Mas, outro dia desses, numa conversa com um jovem carioca apaixonado por carnaval, tive uma lembrança emocional dos tempos da adolescência em que eu passava o ano esperando para que chegasse fevereiro, chegasse essa folia. Eu aproveitava os 3 dias de festa do começo ao fim, era uma energia que não acabava mais, parecia que tinha baixado um santo em mim.

Eu perguntei para o rapaz: ‘mas o que há de bom nisso de se espremer numa multidão, num calorão de matar atrás de um trio elétrico?’

E ele encheu o olhos de sorrisos, e disse algo como:

‘Eu não sei bem, mas o carnaval é um organismo de alegria que te invade e contagia e não tem sensação igual.

O carnaval é uma pulsação. Tem que suar, dançar, esquecer que se é corpo, alma, e virar célula constituindo uma multidão que salta e vibra num mesmo ritmo. Todo mundo vira uma coisa só, uma massa de alegria.

Ninguém é de ninguém no carnaval, nem a gente da gente mesmo. E é isso que a gente quer, e é isso que a gente espera, render-se, abandonar-se, permitir-se.

A gente se agrega a uma energia, faz uma prece e se entrega à folia e que a quarta-feira de cinzas nos espere ou nos vele.

Carnaval é esquecer do céu, do chão, do umbigo. É deixar o sol queimar a pele e a chuva cair gloriosa, é pular de braço dado com um desconhecido, é a festa mais religiosa que existe, rompem-se as diferenças, todos tornam-se irmãos, amamo-nos uns aos outros como a nós mesmo. O mais importante é dançar e cantar, comemorar.

Carnaval quebra as horas dos relógios, faça lua ou faça sol é tempo de folia. No carnaval a gente usa máscara, maquiagem, fantasia, tudo como pretexto pra gente derrubar as máscaras da nossa alma, borrar a maquiagem no tempo e libertar as nossas fantasias de dentro. Jogamos pro alto como confete as expectativas, destruímos o dia de amanhã.

Hoje é carnaval, amanhã tudo se resolve, amanhã não existe! Hoje a gente é suor e sal, amor e celebração, hoje a gente canta o axé de coração aberto e voz alta, a gente dança o que tocar, até funk do tigrão.

Hoje a gente usa saia, tira a camisa, pula no mar, na piscina, se declara, sorri, beija, brinca.
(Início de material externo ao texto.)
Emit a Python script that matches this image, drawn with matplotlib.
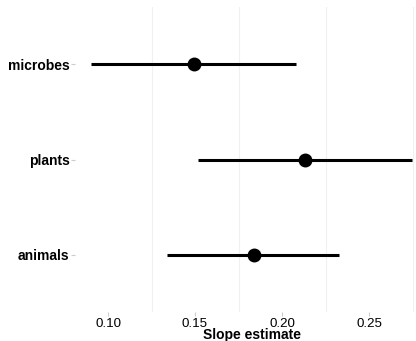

Ninguém julga, hoje as regras foram abolidas.

Porque o caos é tão importante quanto a calmaria. Porque a bagunça abençoa as nossas vidas, porque é importante desestabilizar tudo que é sério e adulto que cresce na gente o ano todo. Carnaval é o pretexto pra gente soltar as rédeas, soltar a franga, chutar o pau da barraca, virar criança.’

Que mais eu poderia dizer a não ser sorrir e sentir uma imensa vontade de pular carnaval este ano!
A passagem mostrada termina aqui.